【Company Research】SANY International (631 HK) – Net profit +54% YoY; Strong cash flow a +ve surprise

Summary. SANYI reported a strong set of 1H19 results with net profit surging 54% YoY to RMB552mn, driven by revenue growth across all major segments. Most importantly, we are surprised that the operating cash flow surged 6.7x YoY to RMB516mn, which we believe should ease market concerns regarding the Company’s cash collection policy. We maintain our positive stance on SANYI as we believe the product upgrade and replacement cycle will continue to boost earnings growth over the coming years. Reiterate BUY with TP of HK$4.72 (based on 1.8x 2019E P/B, on the back of 13-15% ROE in 2019E-20E).

   

  • Key highlights on 1H19 results.

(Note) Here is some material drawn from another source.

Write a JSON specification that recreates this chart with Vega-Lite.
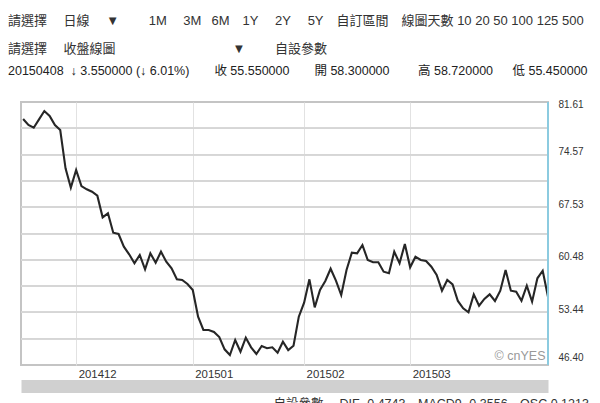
{
  "$schema": "https://vega.github.io/schema/vega-lite/v6.json",
  "width": 527,
  "height": 263,
  "autosize": {"type": "none"},
  "padding": {"left": 21, "top": 102, "right": 52, "bottom": 38},
  "background": "white",
  "title": {
    "text": [
      "請選擇\u2003\u00a0日線\u2003\u00a0▼\u2003\u2003 1M\u2003\u00a03M\u2002\u00a06M\u20031Y\u2003\u00a02Y\u2003\u00a05Y\u2003自訂區間\u2003線圖天數 10 20 50 100 125 500",
      "請選擇\u2003\u00a0收盤線圖\u2003\u2003\u2003\u2003\u2003\u2003\u2003\u2003\u2003▼\u2003\u2003\u00a0自設參數"
    ],
    "subtitle": "20150408\u00a0 ↓ 3.550000 (↓ 6.01%)\u2003\u2003收 55.550000\u2003\u2003開 58.300000\u2003\u2003\u00a0高 58.720000\u2003\u00a0\u00a0低 55.450000",
    "anchor": "start",
    "frame": "group",
    "dx": -13,
    "offset": 22,
    "font": "Liberation Sans, Noto Sans CJK TC",
    "fontSize": 13,
    "fontWeight": "normal",
    "color": "#333333",
    "lineHeight": 28,
    "subtitleFont": "Liberation Sans, Noto Sans CJK TC",
    "subtitleFontSize": 12.5,
    "subtitleColor": "#222222",
    "subtitlePadding": 9
  },
  "data": {
    "values": [
      {"date": "2014-11-17", "close": 79.33},
      {"date": "2014-11-18", "close": 78.53},
      {"date": "2014-11-19", "close": 78.17},
      {"date": "2014-11-20", "close": 79.29},
      {"date": "2014-11-21", "close": 80.40},
      {"date": "2014-11-24", "close": 79.74},
      {"date": "2014-11-25", "close": 78.53},
      {"date": "2014-11-26", "close": 77.86},
      {"date": "2014-11-27", "close": 72.73},
      {"date": "2014-11-28", "close": 70.14},
      {"date": "2014-12-01", "close": 72.51},
      {"date": "2014-12-02", "close": 70.36},
      {"date": "2014-12-03", "close": 69.92},
      {"date": "2014-12-04", "close": 69.60},
      {"date": "2014-12-05", "close": 69.07},
      {"date": "2014-12-08", "close": 66.17},
      {"date": "2014-12-09", "close": 66.71},
      {"date": "2014-12-10", "close": 64.11},
      {"date": "2014-12-11", "close": 63.94},
      {"date": "2014-12-12", "close": 62.24},
      {"date": "2014-12-15", "close": 61.22},
      {"date": "2014-12-16", "close": 60.02},
      {"date": "2014-12-17", "close": 61.13},
      {"date": "2014-12-18", "close": 59.21},
      {"date": "2014-12-19", "close": 61.35},
      {"date": "2014-12-22", "close": 60.10},
      {"date": "2014-12-23", "close": 61.57},
      {"date": "2014-12-24", "close": 60.23},
      {"date": "2014-12-26", "close": 59.35},
      {"date": "2014-12-29", "close": 57.87},
      {"date": "2014-12-30", "close": 57.78},
      {"date": "2014-12-31", "close": 57.24},
      {"date": "2015-01-02", "close": 56.44},
      {"date": "2015-01-05", "close": 52.87},
      {"date": "2015-01-06", "close": 51.09},
      {"date": "2015-01-07", "close": 51.09},
      {"date": "2015-01-08", "close": 50.83},
      {"date": "2015-01-09", "close": 50.15},
      {"date": "2015-01-12", "close": 48.50},
      {"date": "2015-01-13", "close": 47.74},
      {"date": "2015-01-14", "close": 49.75},
      {"date": "2015-01-15", "close": 48.18},
      {"date": "2015-01-16", "close": 50.05},
      {"date": "2015-01-19", "close": 48.77},
      {"date": "2015-01-20", "close": 47.87},
      {"date": "2015-01-21", "close": 48.94},
      {"date": "2015-01-22", "close": 48.64},
      {"date": "2015-01-23", "close": 48.77},
      {"date": "2015-01-26", "close": 48.05},
      {"date": "2015-01-27", "close": 49.52},
      {"date": "2015-01-28", "close": 48.39},
      {"date": "2015-01-29", "close": 48.98},
      {"date": "2015-01-30", "close": 52.87},
      {"date": "2015-02-02", "close": 54.74},
      {"date": "2015-02-03", "close": 57.87},
      {"date": "2015-02-04", "close": 54.12},
      {"date": "2015-02-05", "close": 56.44},
      {"date": "2015-02-06", "close": 57.65},
      {"date": "2015-02-09", "close": 59.29},
      {"date": "2015-02-10", "close": 57.69},
      {"date": "2015-02-11", "close": 55.77},
      {"date": "2015-02-12", "close": 59.12},
      {"date": "2015-02-13", "close": 61.43},
      {"date": "2015-02-16", "close": 61.35},
      {"date": "2015-02-17", "close": 62.46},
      {"date": "2015-02-18", "close": 60.46},
      {"date": "2015-02-19", "close": 60.15},
      {"date": "2015-02-20", "close": 60.15},
      {"date": "2015-02-23", "close": 58.89},
      {"date": "2015-02-24", "close": 58.68},
      {"date": "2015-02-25", "close": 61.57},
      {"date": "2015-02-26", "close": 60.02},
      {"date": "2015-02-27", "close": 62.60},
      {"date": "2015-03-02", "close": 59.48},
      {"date": "2015-03-03", "close": 60.90},
      {"date": "2015-03-04", "close": 60.46},
      {"date": "2015-03-05", "close": 60.32},
      {"date": "2015-03-06", "close": 59.56},
      {"date": "2015-03-09", "close": 58.45},
      {"date": "2015-03-10", "close": 56.35},
      {"date": "2015-03-11", "close": 57.78},
      {"date": "2015-03-12", "close": 57.20},
      {"date": "2015-03-13", "close": 54.97},
      {"date": "2015-03-16", "close": 53.99},
      {"date": "2015-03-17", "close": 53.46},
      {"date": "2015-03-18", "close": 55.86},
      {"date": "2015-03-19", "close": 54.34},
      {"date": "2015-03-20", "close": 55.24},
      {"date": "2015-03-23", "close": 55.86},
      {"date": "2015-03-24", "close": 54.97},
      {"date": "2015-03-25", "close": 56.35},
      {"date": "2015-03-26", "close": 59.12},
      {"date": "2015-03-27", "close": 56.35},
      {"date": "2015-03-30", "close": 56.21},
      {"date": "2015-03-31", "close": 55.01},
      {"date": "2015-04-01", "close": 57.02},
      {"date": "2015-04-02", "close": 54.88},
      {"date": "2015-04-06", "close": 58.01},
      {"date": "2015-04-07", "close": 59.02},
      {"date": "2015-04-08", "close": 55.54}
    ]
  },
  "layer": [
    {"mark": {"type": "rule", "color": "#d6d6d6", "strokeWidth": 1.3}, "encoding": {"y": {"datum": 49.92, "type": "quantitative"}}},
    {"mark": {"type": "rule", "color": "#d6d6d6", "strokeWidth": 1.3}, "encoding": {"y": {"datum": 53.44, "type": "quantitative"}}},
    {"mark": {"type": "rule", "color": "#d6d6d6", "strokeWidth": 1.3}, "encoding": {"y": {"datum": 56.96, "type": "quantitative"}}},
    {"mark": {"type": "rule", "color": "#d6d6d6", "strokeWidth": 1.3}, "encoding": {"y": {"datum": 60.48, "type": "quantitative"}}},
    {"mark": {"type": "rule", "color": "#d6d6d6", "strokeWidth": 1.3}, "encoding": {"y": {"datum": 64.00, "type": "quantitative"}}},
    {"mark": {"type": "rule", "color": "#d6d6d6", "strokeWidth": 1.3}, "encoding": {"y": {"datum": 67.53, "type": "quantitative"}}},
    {"mark": {"type": "rule", "color": "#d6d6d6", "strokeWidth": 1.3}, "encoding": {"y": {"datum": 71.05, "type": "quantitative"}}},
    {"mark": {"type": "rule", "color": "#d6d6d6", "strokeWidth": 1.3}, "encoding": {"y": {"datum": 74.57, "type": "quantitative"}}},
    {"mark": {"type": "rule", "color": "#d6d6d6", "strokeWidth": 1.3}, "encoding": {"y": {"datum": 78.09, "type": "quantitative"}}},
    {
      "mark": {"type": "line", "color": "#262626", "strokeWidth": 2.1},
      "encoding": {
        "x": {
          "field": "date",
          "type": "ordinal",
          "scale": {"type": "point", "padding": 0.2, "align": 1},
          "axis": {
            "values": ["2014-12-01", "2015-01-02", "2015-02-02", "2015-03-02"],
            "labelExpr": "replace(slice(datum.value, 0, 7), '-', '')",
            "title": "© cnYES",
            "titleAnchor": "end",
            "titleAlign": "right",
            "titleBaseline": "bottom",
            "titleX": 524,
            "titleY": -3,
            "titleColor": "#999999",
            "titleFont": "Liberation Sans",
            "titleFontSize": 12.5,
            "titleFontWeight": "normal",
            "domain": false,
            "ticks": false,
            "tickSize": 0,
            "grid": true,
            "gridColor": "#e2e2e2",
            "gridWidth": 1,
            "labelAngle": 0,
            "labelAlign": "left",
            "labelBaseline": "top",
            "labelPadding": 3,
            "labelOffset": 2,
            "labelFontSize": 11.4,
            "labelColor": "#333333",
            "labelFont": "Liberation Sans"
          }
        },
        "y": {
          "field": "close",
          "type": "quantitative",
          "scale": {"domain": [46.40, 81.61], "zero": false, "nice": false},
          "axis": {
            "orient": "right",
            "values": [46.40, 49.92, 53.44, 56.96, 60.48, 64.00, 67.53, 71.05, 74.57, 78.09, 81.61],
            "labelExpr": "indexof([46.4, 53.44, 60.48, 67.53, 74.57, 81.61], datum.value) >= 0 ? format(datum.value, '.2f') : ''",
            "title": null,
            "domain": false,
            "ticks": false,
            "grid": false,
            "labelPadding": 10,
            "labelFontSize": 10,
            "labelColor": "#333333",
            "labelFont": "Liberation Sans",
            "labelFlush": true,
            "labelOffset": -3
          }
        }
      }
    },
    {
      "transform": [{"filter": "datum.date === '2015-04-08'"}],
      "mark": {"type": "rule", "color": "#8ccbe0", "strokeWidth": 2},
      "encoding": {
        "x": {
          "field": "date",
          "type": "ordinal",
          "axis": {
            "orient": "bottom",
            "offset": 21,
            "domain": true,
            "domainWidth": 13,
            "domainColor": "#d0d0d0",
            "labels": false,
            "ticks": false,
            "grid": false,
            "title": "自設參數\u2003 DIF -0.4743\u2003MACD9 -0.3556\u2003OSC 0.1213",
            "titleAnchor": "start",
            "titleAlign": "left",
            "titleBaseline": "top",
            "titleX": 252,
            "titleY": 11,
            "titleColor": "#333333",
            "titleFont": "Liberation Sans, Noto Sans CJK TC",
            "titleFontSize": 12.5,
            "titleFontWeight": "normal"
          }
        }
      }
    }
  ],
  "resolve": {"axis": {"x": "independent"}},
  "config": {
    "view": {"stroke": "#c4c4c4", "strokeWidth": 2}
  }
}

Revenue grew 39% YoY to RMB3.04bn, driven by 46%/29% increase in mining/port equipment sales. The strong growth of mining equipment revenue was driven by 50% YoY increase in combined coal mining units (CCMU) and ~270% YoY increase in mining trucks which is a positive surprise. Blended gross margin was 30.5% in 1H19, up from 27.4% in 1H18 (after adjusting for the accounting policy change that reclassified transportation cost from S&D expense to COGS). The administrative expense ratio (excluding R&D) reduced by 1.3ppt to 4.2%. Besides, the effective tax rate reduced by 5.7ppt YoY to 13.7%. All these contributed to a 54% YoY increase in net profit. The results implied 48% YoY increase in 2Q19 net profit.

   

  • Significant improvement in operating cash flow. The operating cash inflow in 1H19 jumped 6.7x YoY to RMB516mn. The improvement was due to the improvement in inventory management, the use of bills and more efforts in cash collection. We see this as positive surprise as market had been concerned about the Company’s cash collection policy given the long credit period for large size port machinery.  

   

  • Analyst briefing today (9:30 a.m.). Venue: Harbour View Ballroom II and III, 4/F, Four Seasons Hotel Hong Kong.

   

  • Major risk factors: (1) decline in coal mining activities; (2) increase in component cost; (3) weaker-than-expected international trade.